Problem to work on:
Could you repeat, exactly as they stand, the lines between the one with "Write the matplotlib code for this chart." and the one with "ax.spines['bottom'].set_linewidth(1.3)", inclusive, minus the pictures?

[begin Stored data]

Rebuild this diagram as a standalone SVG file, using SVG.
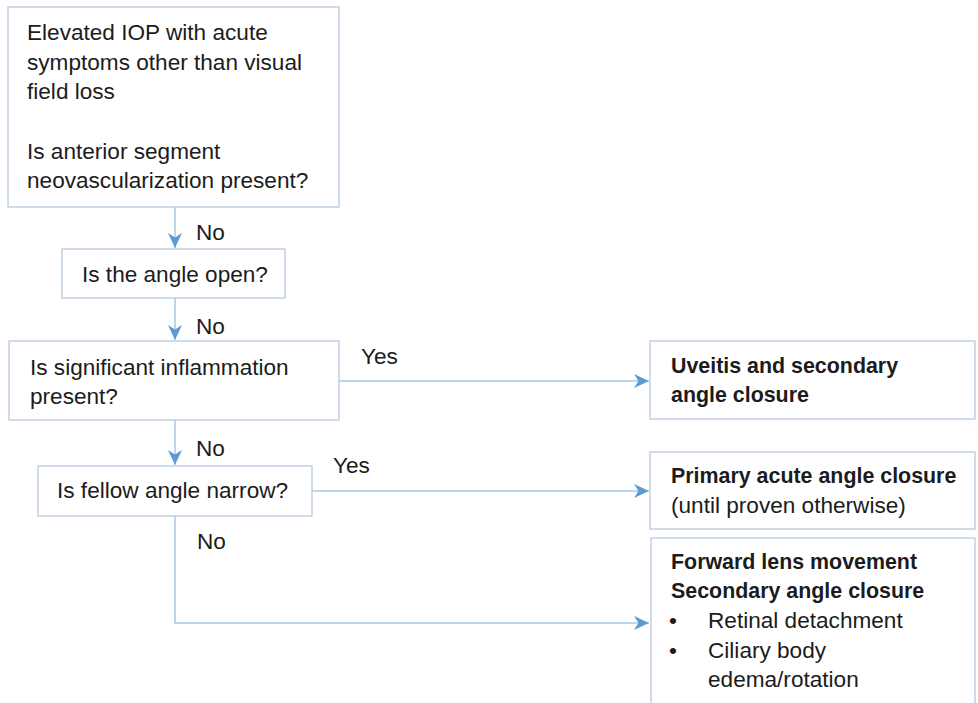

[end Stored data]
[begin Stored data]

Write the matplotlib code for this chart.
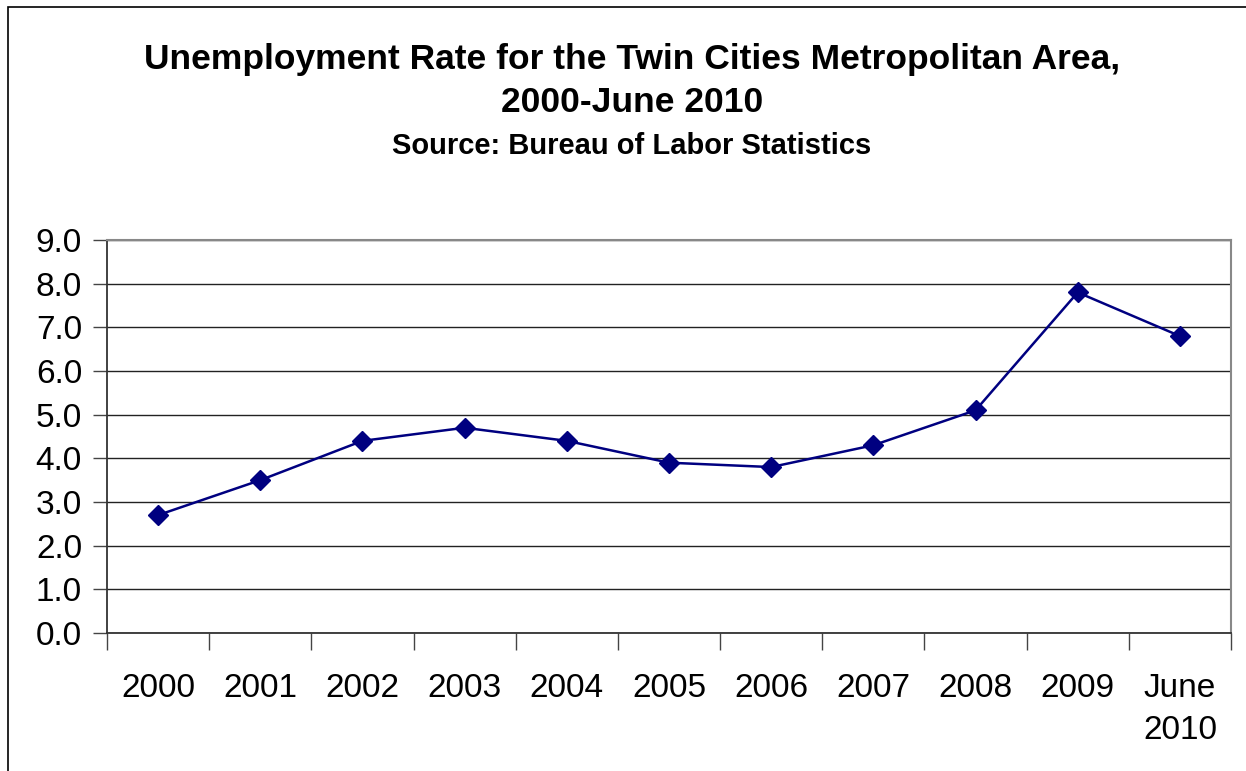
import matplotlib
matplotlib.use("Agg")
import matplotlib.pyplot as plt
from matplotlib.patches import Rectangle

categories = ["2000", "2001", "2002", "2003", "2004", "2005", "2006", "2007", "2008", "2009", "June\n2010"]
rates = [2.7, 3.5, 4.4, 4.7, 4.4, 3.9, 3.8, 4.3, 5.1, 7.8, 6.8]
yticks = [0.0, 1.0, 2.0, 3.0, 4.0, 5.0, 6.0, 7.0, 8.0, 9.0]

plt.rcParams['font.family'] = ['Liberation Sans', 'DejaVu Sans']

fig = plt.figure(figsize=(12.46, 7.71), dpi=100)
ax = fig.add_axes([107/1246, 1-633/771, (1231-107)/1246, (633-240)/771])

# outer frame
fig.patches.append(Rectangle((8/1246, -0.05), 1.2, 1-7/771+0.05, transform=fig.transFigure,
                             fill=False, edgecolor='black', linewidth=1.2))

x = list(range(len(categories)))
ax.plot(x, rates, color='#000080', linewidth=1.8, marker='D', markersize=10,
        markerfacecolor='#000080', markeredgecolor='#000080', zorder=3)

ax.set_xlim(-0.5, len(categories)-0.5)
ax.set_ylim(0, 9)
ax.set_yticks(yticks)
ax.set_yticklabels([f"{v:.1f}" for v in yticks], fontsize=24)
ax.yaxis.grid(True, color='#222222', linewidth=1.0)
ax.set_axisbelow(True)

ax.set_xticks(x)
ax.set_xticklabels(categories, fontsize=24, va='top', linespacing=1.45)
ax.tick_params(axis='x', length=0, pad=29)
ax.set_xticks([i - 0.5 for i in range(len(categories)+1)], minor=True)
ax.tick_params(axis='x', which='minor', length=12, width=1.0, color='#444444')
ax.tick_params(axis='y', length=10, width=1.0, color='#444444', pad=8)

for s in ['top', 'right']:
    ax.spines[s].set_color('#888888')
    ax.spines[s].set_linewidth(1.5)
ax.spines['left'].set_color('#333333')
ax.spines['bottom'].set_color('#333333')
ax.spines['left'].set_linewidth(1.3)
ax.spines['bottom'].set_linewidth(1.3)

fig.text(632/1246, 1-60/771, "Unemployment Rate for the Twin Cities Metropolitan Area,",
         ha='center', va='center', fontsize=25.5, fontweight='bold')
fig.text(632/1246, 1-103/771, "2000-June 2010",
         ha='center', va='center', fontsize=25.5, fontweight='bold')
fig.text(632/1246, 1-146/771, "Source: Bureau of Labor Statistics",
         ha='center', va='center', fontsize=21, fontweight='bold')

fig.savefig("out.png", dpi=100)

[end Stored data]

Response for this exercise:
Write the matplotlib code for this chart.
import matplotlib
matplotlib.use("Agg")
import matplotlib.pyplot as plt
from matplotlib.patches import Rectangle

categories = ["2000", "2001", "2002", "2003", "2004", "2005", "2006", "2007", "2008", "2009", "June\n2010"]
rates = [2.7, 3.5, 4.4, 4.7, 4.4, 3.9, 3.8, 4.3, 5.1, 7.8, 6.8]
yticks = [0.0, 1.0, 2.0, 3.0, 4.0, 5.0, 6.0, 7.0, 8.0, 9.0]

plt.rcParams['font.family'] = ['Liberation Sans', 'DejaVu Sans']

fig = plt.figure(figsize=(12.46, 7.71), dpi=100)
ax = fig.add_axes([107/1246, 1-633/771, (1231-107)/1246, (633-240)/771])

# outer frame
fig.patches.append(Rectangle((8/1246, -0.05), 1.2, 1-7/771+0.05, transform=fig.transFigure,
                             fill=False, edgecolor='black', linewidth=1.2))

x = list(range(len(categories)))
ax.plot(x, rates, color='#000080', linewidth=1.8, marker='D', markersize=10,
        markerfacecolor='#000080', markeredgecolor='#000080', zorder=3)

ax.set_xlim(-0.5, len(categories)-0.5)
ax.set_ylim(0, 9)
ax.set_yticks(yticks)
ax.set_yticklabels([f"{v:.1f}" for v in yticks], fontsize=24)
ax.yaxis.grid(True, color='#222222', linewidth=1.0)
ax.set_axisbelow(True)

ax.set_xticks(x)
ax.set_xticklabels(categories, fontsize=24, va='top', linespacing=1.45)
ax.tick_params(axis='x', length=0, pad=29)
ax.set_xticks([i - 0.5 for i in range(len(categories)+1)], minor=True)
ax.tick_params(axis='x', which='minor', length=12, width=1.0, color='#444444')
ax.tick_params(axis='y', length=10, width=1.0, color='#444444', pad=8)

for s in ['top', 'right']:
    ax.spines[s].set_color('#888888')
    ax.spines[s].set_linewidth(1.5)
ax.spines['left'].set_color('#333333')
ax.spines['bottom'].set_color('#333333')
ax.spines['left'].set_linewidth(1.3)
ax.spines['bottom'].set_linewidth(1.3)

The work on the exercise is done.